What’s equally interesting is the kind of applications being built. This isn’t a landscape dominated by copy-paste DeFi forks or NFT drop factories. ICP’s structure encourages more ambitious builds—social networks, real-time messaging platforms, productivity tools, games that live fully on-chain. Platforms like OpenChat, DSCVR, and Taggr.io are no longer experiments—they’re functioning ecosystems with users, governance, and feedback loops. And each project brought its own set of developers, all contributing to the public repo count in one way or another.
Towards the end of 2024, the chart takes an upward jolt that doesn’t look accidental. Developer activity jumped again, possibly reflecting the combined impact of community upgrades, refreshed SDKs, and increasing attention from investors who had started paying attention to what was quietly brewing in the ICP kitchen. Venture funds such as Cryptonomy Finance and others started making their presence felt, not just with cheques but by providing mentorship, infrastructure, and visibility. That surge didn’t come from speculation—it came from validation.
Even with a slight correction in early 2025, the number of active developers remains well above previous years, signalling that this isn’t a flash of interest—it’s a growing base. When developer activity continues despite market noise, it speaks to a foundation being built. It’s hard to ignore the pattern: developers came, some paused, many returned, and a great number never left.

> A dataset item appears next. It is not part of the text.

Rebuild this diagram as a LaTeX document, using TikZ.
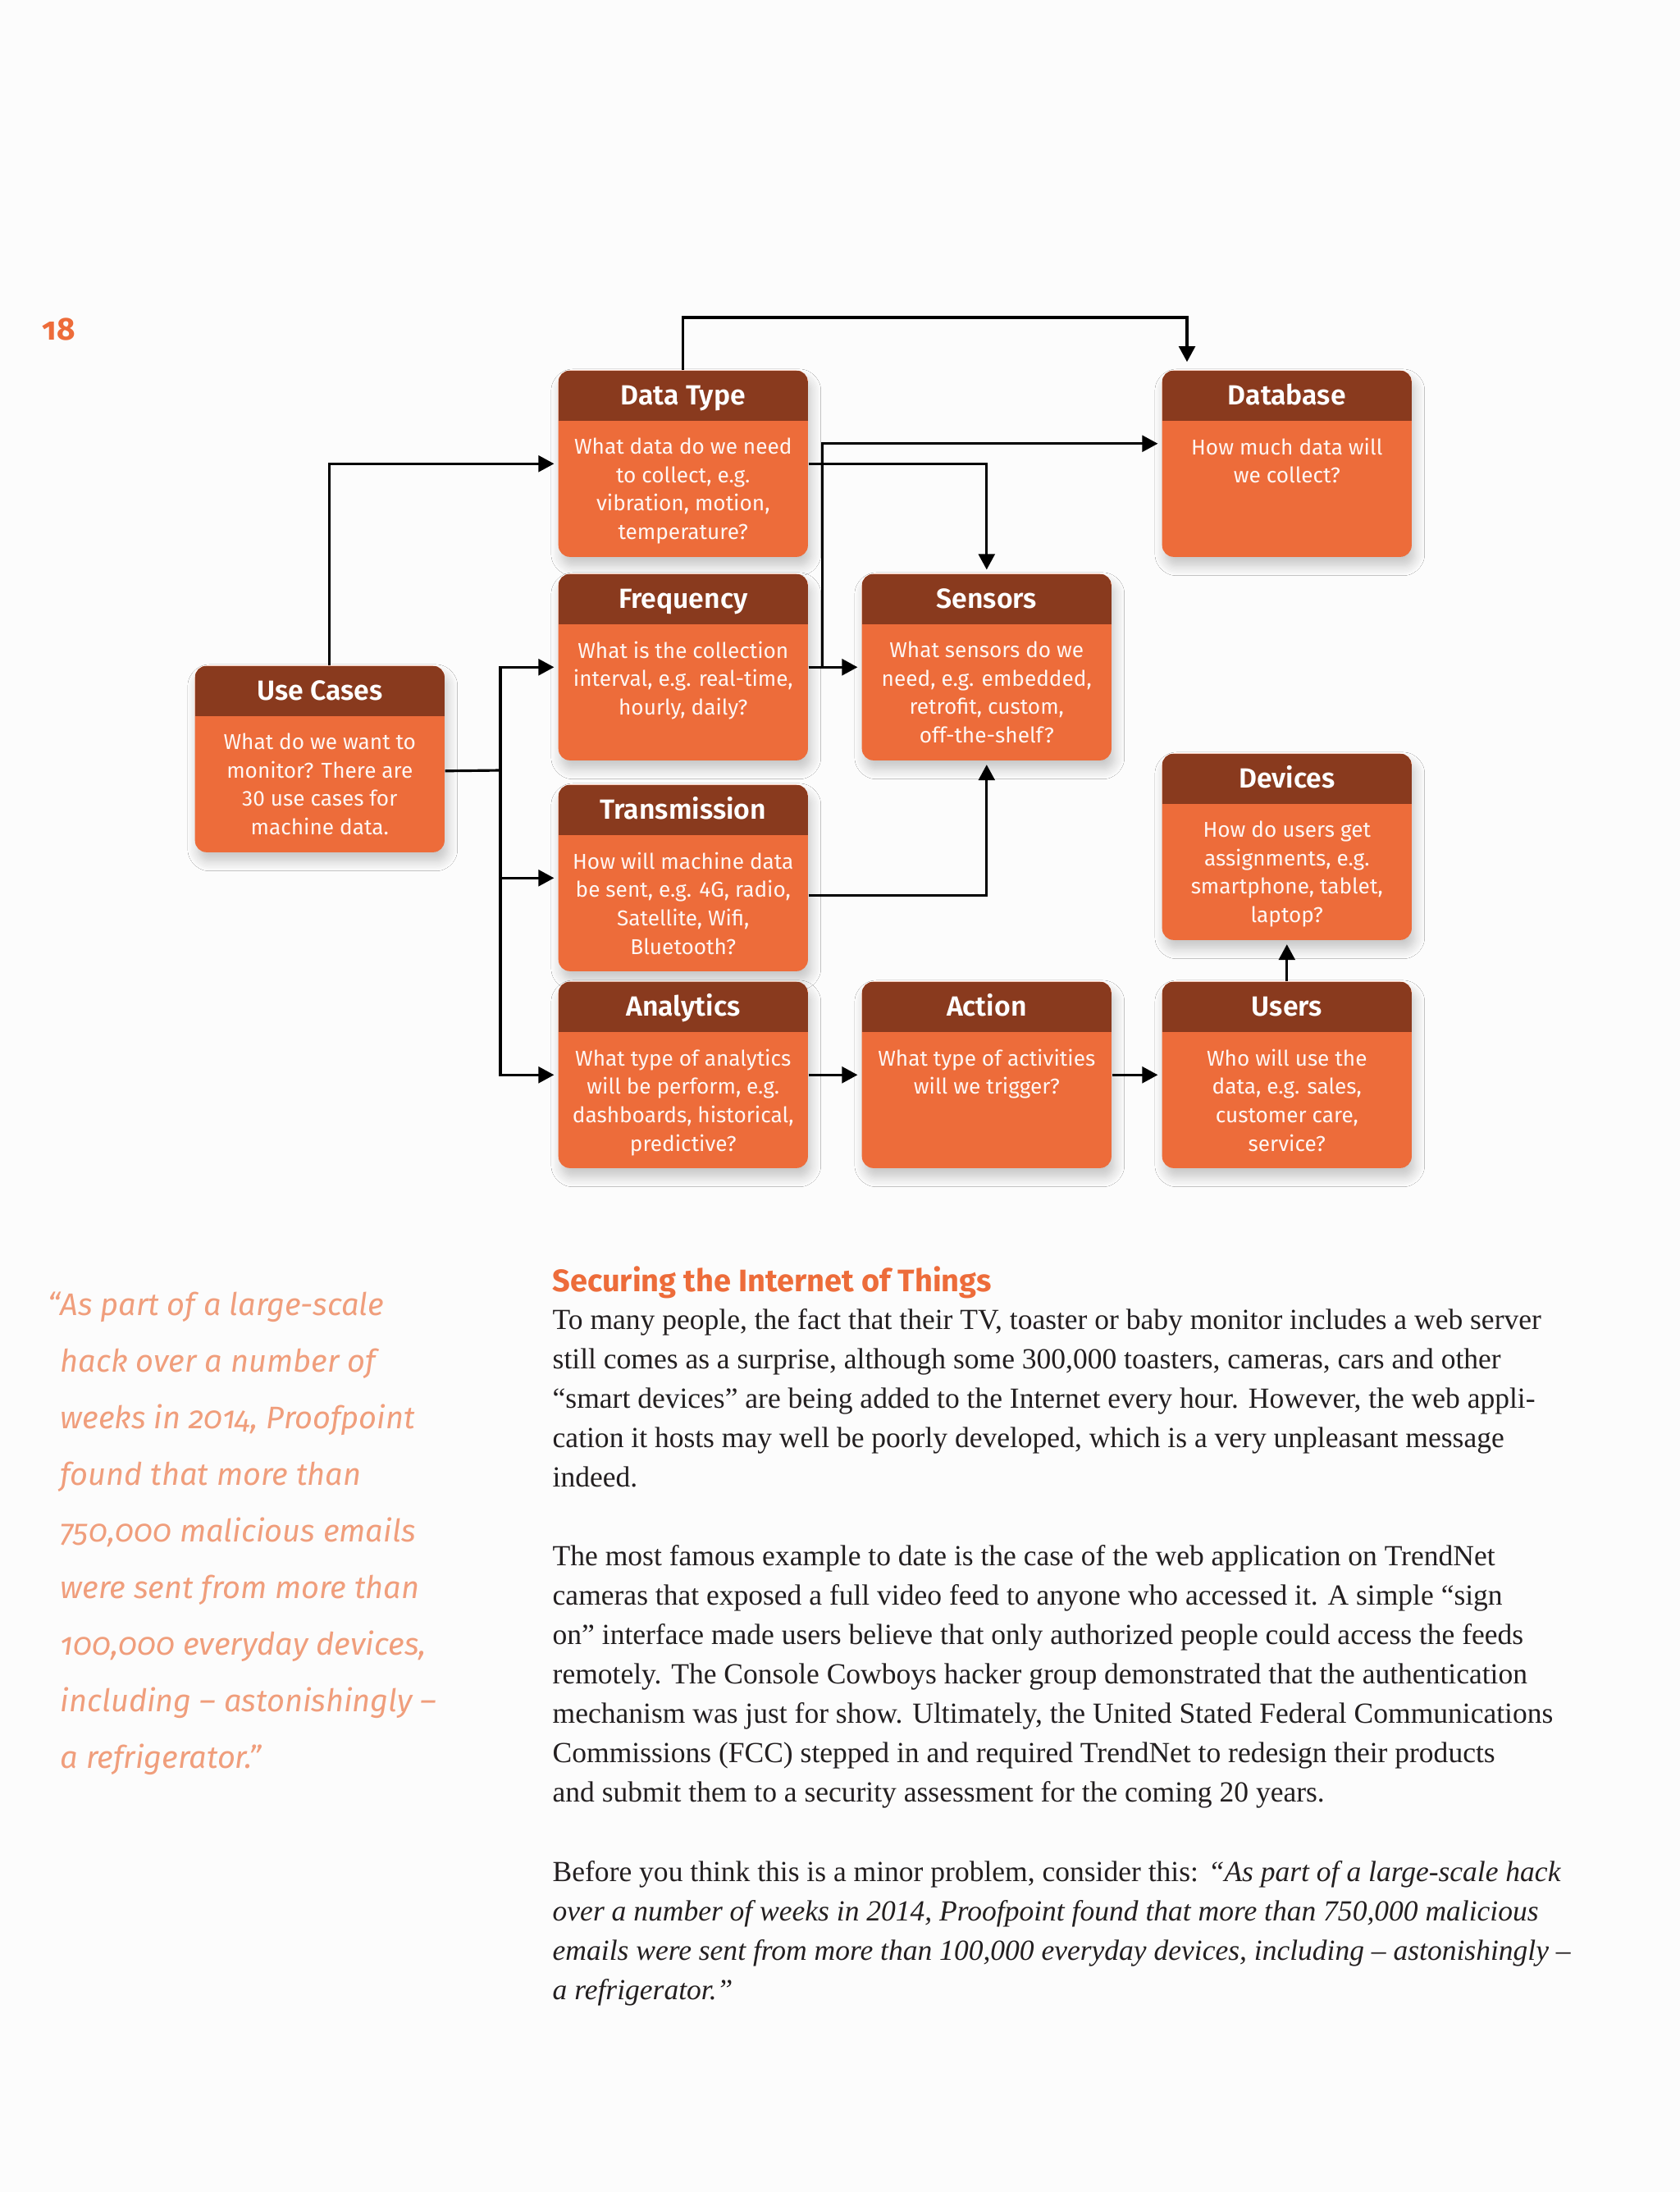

That’s the kind of community depth most blockchain projects only wish for.
While flashy campaigns might grab headlines, sustainable ecosystems are written in Git commits, community pull requests, and public issue threads. ICP’s chart doesn’t just tell a story of growth—it hints at a quiet cultural shift. The narrative has moved away from promises and closer to performance. There’s still room for criticism, of course—every ecosystem has gaps to fill, and every network fights for relevance—but the builders appear to be voting with their keyboards.
The underlying reason might be simpler than it seems. Developers want to create things that last. They want the assurance that their tools won’t be deprecated mid-project, that their communities won’t be wiped out by a fork, and that their creations won’t need patchwork bridges to operate across ecosystems. ICP, with its architecture allowing full-stack decentralisation and secure, on-chain hosting, is offering a blueprint that makes sense to more and more people.
All of this reflects a broader trend in crypto development: moving from noise to nuance. From speculation to sustainability. From charts about price to charts about participation. A thousand active developers may not seem headline-worthy in a world obsessed with billion-dollar market caps. But anyone who’s followed the growth of open-source knows what it takes to get there—and what it means to stay there.
ICP might still be refining its message to the wider world, but within its repositories, the message is already loud and clear. People are building. People are sharing. And more importantly, people are staying.